The October 30, 1903 weekly edition of the Narka Kansas News included an article title, “The Plan a Good One.” The plan being referred to was on concocted by the faculty of the University of Chicago which would have eliminated paid admissions to contests in which the school’s athletes participated. The plan wasn’t as simple as it sounds at first glance because not all of Chicago’s games, meets, matches and tournaments were played at facilities controlled by the University. Many of them were played at facilities located on the campuses, mostly those of members of the same athletic conference as Chicago. So, meetings were set up with faculty representatives of the Universities of Wisconsin and Michigan to discuss dropping admission fees for athletic contests held at those schools.
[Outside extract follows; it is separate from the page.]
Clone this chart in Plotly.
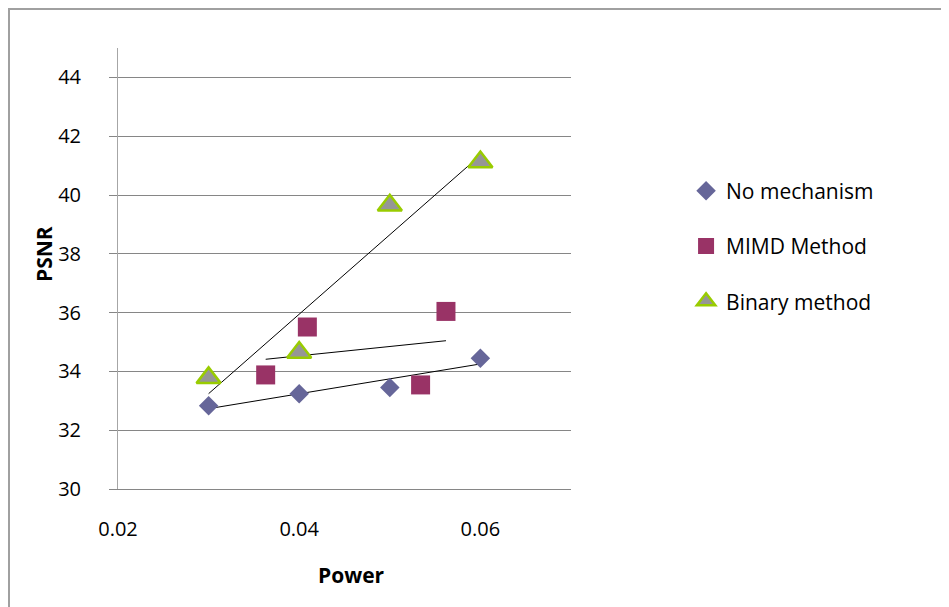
import numpy as np
import plotly.graph_objects as go

# Data
no_mech_x = [0.03, 0.04, 0.05, 0.06]
no_mech_y = [32.83, 33.24, 33.45, 34.45]

mimd_x = [0.0363, 0.0409, 0.0534, 0.0562]
mimd_y = [33.88, 35.51, 33.54, 36.04]

binary_x = [0.03, 0.04, 0.05, 0.06]
binary_y = [33.78, 34.64, 39.65, 41.12]

x_ticks = [0.02, 0.04, 0.06]
x_tick_labels = ["0.02", "0.04", "0.06"]
y_ticks = [30, 32, 34, 36, 38, 40, 42, 44]
y_tick_labels = ["30", "32", "34", "36", "38", "40", "42", "44"]

FONT = "Open Sans"
FS = 20

fig = go.Figure()

series = [
    ("No mechanism", no_mech_x, no_mech_y,
     dict(symbol="diamond", size=15, color="#666699", line=dict(width=0))),
    ("MIMD Method", mimd_x, mimd_y,
     dict(symbol="square", size=19, color="#993366", line=dict(width=0))),
    ("Binary method", binary_x, binary_y,
     dict(symbol="triangle-up", size=21, color="#969696", line=dict(width=2.5, color="#99CC00"))),
]

# linear trendlines (least squares fit of each series)
for name, xs, ys, mk in series:
    k, b = np.polyfit(xs, ys, 1)
    tx = [min(xs), max(xs)]
    fig.add_trace(go.Scatter(
        x=tx, y=[k * v + b for v in tx], mode="lines",
        line=dict(color="black", width=1), showlegend=False, hoverinfo="skip"))

for i, (name, xs, ys, mk) in enumerate(series):
    fig.add_trace(go.Scatter(
        x=xs, y=ys, mode="markers", name=name, marker=mk,
        legendgroup="g%d" % i))

fig.update_layout(
    width=949, height=607,
    margin=dict(l=110, r=386, t=40, b=126),
    paper_bgcolor="white", plot_bgcolor="white",
    font=dict(family=FONT, size=FS, color="black"),
    showlegend=True,
    legend=dict(x=1.254, y=0.722, xanchor="left", yanchor="top",
                font=dict(family=FONT, size=21, color="black"),
                tracegroupgap=25, itemwidth=30, bgcolor="rgba(0,0,0,0)"),
    xaxis=dict(range=[0.02, 0.07], tickvals=x_ticks, ticktext=x_tick_labels,
               showgrid=False, zeroline=False, showline=True,
               linecolor="#868686", linewidth=1, ticks="",
               ticklabelstandoff=22, tickfont=dict(family=FONT, size=FS)),
    yaxis=dict(range=[30, 45], tickvals=y_ticks, ticktext=y_tick_labels,
               showgrid=True, gridcolor="#868686", gridwidth=1,
               zeroline=False, showline=True, linecolor="#a6a6a6", linewidth=1,
               ticks="outside", ticklen=8, tickcolor="#868686",
               ticklabelstandoff=24, tickfont=dict(family=FONT, size=FS)),
    annotations=[
        dict(text="<b>PSNR</b>", xref="paper", yref="paper",
             x=(44 - 118) / 453, y=(489 - 254) / 441, textangle=-90,
             showarrow=False, font=dict(family=FONT, size=21, color="black"),
             xanchor="center", yanchor="middle"),
        dict(text="<b>Power</b>", xref="paper", yref="paper",
             x=(351 - 118) / 453, y=(489 - 575) / 441,
             showarrow=False, font=dict(family=FONT, size=21, color="black"),
             xanchor="center", yanchor="middle"),
    ],
    shapes=[
        dict(type="rect", xref="paper", yref="paper",
             x0=(1 - 110) / 453, x1=2.5, y0=-0.6, y1=1 + (40 - 1) / 441,
             line=dict(color="#a0a0a0", width=2), fillcolor="rgba(0,0,0,0)",
             layer="below"),
    ],
)

fig.write_html("out.html")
Dropping admission fees is not something that can be done easily because athletic programs cost money to operate, even a century ago. Ticket sales help cover those costs and, in some places like Yale and Carlisle Indian School, generated a tidy profit. So, the trustees of the University of Chicago were going to create an endowment from which the earnings were to pay for the operation of the University’s athletic program and had taken preliminary steps to create an endowment for physical culture and athletics.

It is highly unlikely that this plan ever got off the ground because Michigan and Wisconsin were probably making so much money off their respective football programs that it couldn’t be replaced easily with earnings from an endowment unless the endowment was very large.

Also, this move was in sharp contrast with the announcement made by the Athletic Association of the University of Pennsylvania ten days earlier when it announced that approximately 6,000 tickets were to be sold at $2 each. Previously, 21,000 tickets were to be divided equally among the academies and Penn. This year, the tickets allocated to Penn were to be put up for sale. In earlier years, no admission was charged.